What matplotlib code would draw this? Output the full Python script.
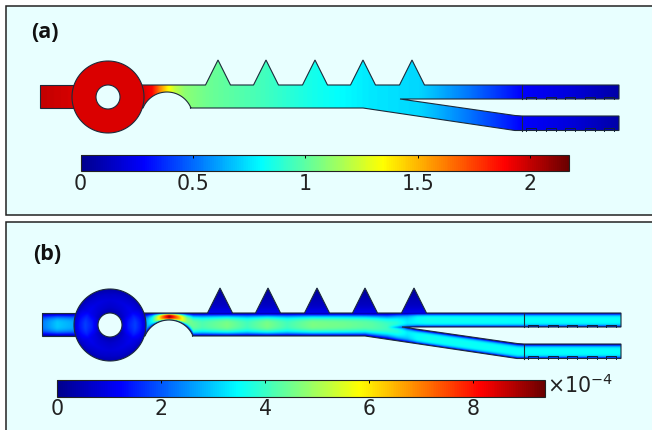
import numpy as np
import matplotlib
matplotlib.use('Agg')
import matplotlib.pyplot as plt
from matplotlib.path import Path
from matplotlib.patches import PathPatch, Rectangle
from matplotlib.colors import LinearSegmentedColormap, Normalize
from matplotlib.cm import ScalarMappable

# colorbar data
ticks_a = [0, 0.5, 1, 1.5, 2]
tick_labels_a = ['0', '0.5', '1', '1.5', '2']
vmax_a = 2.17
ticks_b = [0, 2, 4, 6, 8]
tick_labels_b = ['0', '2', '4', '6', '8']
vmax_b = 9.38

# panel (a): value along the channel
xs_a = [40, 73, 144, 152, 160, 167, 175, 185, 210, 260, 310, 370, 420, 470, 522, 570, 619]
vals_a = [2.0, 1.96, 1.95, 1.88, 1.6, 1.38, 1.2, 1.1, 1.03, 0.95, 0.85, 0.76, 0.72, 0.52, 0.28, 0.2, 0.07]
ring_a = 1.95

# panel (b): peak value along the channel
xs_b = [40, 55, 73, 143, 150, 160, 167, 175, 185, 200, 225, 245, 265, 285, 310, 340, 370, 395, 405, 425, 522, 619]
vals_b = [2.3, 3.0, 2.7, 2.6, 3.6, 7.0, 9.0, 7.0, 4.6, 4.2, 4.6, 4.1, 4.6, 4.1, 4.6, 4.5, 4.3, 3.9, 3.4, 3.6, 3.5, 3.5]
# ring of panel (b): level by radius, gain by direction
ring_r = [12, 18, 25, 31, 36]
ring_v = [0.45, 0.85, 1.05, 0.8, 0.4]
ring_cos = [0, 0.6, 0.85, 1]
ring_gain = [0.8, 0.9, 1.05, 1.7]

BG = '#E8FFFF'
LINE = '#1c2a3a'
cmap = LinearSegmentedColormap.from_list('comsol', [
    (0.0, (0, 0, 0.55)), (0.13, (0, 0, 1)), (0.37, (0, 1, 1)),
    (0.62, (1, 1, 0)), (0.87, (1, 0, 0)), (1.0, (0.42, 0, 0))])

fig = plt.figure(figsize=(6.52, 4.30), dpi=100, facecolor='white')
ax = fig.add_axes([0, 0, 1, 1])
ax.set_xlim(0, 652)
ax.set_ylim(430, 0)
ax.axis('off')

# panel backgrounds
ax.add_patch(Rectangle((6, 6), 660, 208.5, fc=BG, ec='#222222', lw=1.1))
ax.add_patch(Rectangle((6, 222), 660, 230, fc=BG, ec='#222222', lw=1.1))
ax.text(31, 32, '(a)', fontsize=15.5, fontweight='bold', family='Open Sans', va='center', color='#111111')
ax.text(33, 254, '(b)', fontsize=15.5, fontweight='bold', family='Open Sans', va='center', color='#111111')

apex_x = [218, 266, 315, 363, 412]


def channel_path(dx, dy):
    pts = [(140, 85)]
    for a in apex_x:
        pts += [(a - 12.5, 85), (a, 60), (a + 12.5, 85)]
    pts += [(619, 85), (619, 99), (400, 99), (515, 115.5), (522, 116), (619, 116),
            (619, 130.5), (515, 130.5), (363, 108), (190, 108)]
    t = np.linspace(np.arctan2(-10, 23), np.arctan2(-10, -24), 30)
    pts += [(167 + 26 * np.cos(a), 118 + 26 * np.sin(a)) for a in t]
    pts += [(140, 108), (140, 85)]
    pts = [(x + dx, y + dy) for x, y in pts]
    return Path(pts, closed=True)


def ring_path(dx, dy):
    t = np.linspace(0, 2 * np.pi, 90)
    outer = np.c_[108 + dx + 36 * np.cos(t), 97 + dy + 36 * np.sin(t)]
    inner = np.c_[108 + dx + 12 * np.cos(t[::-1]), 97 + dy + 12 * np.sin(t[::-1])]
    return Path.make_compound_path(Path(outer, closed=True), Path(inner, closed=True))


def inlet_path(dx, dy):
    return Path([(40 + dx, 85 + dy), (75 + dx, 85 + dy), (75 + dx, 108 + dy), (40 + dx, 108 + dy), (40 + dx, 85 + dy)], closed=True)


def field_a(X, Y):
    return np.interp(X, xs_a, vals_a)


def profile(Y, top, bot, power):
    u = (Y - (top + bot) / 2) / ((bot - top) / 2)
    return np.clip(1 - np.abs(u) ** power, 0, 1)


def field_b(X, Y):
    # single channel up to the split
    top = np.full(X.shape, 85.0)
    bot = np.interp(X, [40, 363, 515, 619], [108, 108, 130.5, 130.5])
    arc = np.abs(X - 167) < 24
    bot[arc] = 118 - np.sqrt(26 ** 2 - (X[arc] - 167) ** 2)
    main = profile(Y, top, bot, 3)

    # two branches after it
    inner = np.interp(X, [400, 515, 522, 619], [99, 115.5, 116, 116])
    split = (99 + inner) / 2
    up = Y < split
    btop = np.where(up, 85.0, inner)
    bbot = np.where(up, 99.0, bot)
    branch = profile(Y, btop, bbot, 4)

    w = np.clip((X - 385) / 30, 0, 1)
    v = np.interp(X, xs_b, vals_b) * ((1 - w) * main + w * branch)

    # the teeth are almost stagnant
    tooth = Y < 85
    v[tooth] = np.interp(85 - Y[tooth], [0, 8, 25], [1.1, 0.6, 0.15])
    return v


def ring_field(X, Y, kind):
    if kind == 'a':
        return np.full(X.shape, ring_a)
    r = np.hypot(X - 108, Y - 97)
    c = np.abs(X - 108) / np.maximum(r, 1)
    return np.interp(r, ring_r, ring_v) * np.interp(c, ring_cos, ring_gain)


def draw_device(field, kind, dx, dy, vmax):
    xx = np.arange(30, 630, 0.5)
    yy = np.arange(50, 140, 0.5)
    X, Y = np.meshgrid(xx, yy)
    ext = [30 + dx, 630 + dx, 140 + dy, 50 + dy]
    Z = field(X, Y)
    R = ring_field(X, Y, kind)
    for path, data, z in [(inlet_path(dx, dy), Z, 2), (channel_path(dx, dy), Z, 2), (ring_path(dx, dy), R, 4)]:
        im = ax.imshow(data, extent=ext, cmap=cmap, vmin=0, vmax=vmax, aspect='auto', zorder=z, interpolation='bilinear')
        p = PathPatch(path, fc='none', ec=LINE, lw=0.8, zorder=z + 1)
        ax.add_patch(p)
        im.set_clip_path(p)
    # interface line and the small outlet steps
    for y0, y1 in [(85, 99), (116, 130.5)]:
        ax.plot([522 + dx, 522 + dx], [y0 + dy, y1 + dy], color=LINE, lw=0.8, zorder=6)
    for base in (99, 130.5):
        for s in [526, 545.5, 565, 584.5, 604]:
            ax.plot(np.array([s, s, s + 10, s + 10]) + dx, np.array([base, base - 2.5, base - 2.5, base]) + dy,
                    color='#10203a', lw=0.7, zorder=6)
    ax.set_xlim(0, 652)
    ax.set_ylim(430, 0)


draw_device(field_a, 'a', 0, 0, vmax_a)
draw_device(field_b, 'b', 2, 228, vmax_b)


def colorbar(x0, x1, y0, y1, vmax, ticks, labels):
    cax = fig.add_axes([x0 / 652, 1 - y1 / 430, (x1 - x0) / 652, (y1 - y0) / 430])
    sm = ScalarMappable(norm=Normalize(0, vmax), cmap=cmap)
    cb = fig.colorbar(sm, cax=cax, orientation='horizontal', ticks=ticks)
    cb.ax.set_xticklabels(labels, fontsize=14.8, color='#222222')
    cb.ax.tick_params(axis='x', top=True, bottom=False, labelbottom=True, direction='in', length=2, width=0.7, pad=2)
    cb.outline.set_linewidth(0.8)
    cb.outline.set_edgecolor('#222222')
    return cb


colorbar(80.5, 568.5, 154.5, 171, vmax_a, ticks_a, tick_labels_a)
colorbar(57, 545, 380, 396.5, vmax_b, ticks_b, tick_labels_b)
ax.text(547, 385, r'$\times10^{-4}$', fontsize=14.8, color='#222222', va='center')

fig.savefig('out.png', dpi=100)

(Your instructions) Pictures are excluded: retype only the lines from the beginning of the listing above through the line with "vmax_b = 9.38", both included.

(Task answer)
What matplotlib code would draw this? Output the full Python script.
import numpy as np
import matplotlib
matplotlib.use('Agg')
import matplotlib.pyplot as plt
from matplotlib.path import Path
from matplotlib.patches import PathPatch, Rectangle
from matplotlib.colors import LinearSegmentedColormap, Normalize
from matplotlib.cm import ScalarMappable

# colorbar data
ticks_a = [0, 0.5, 1, 1.5, 2]
tick_labels_a = ['0', '0.5', '1', '1.5', '2']
vmax_a = 2.17
ticks_b = [0, 2, 4, 6, 8]
tick_labels_b = ['0', '2', '4', '6', '8']
vmax_b = 9.38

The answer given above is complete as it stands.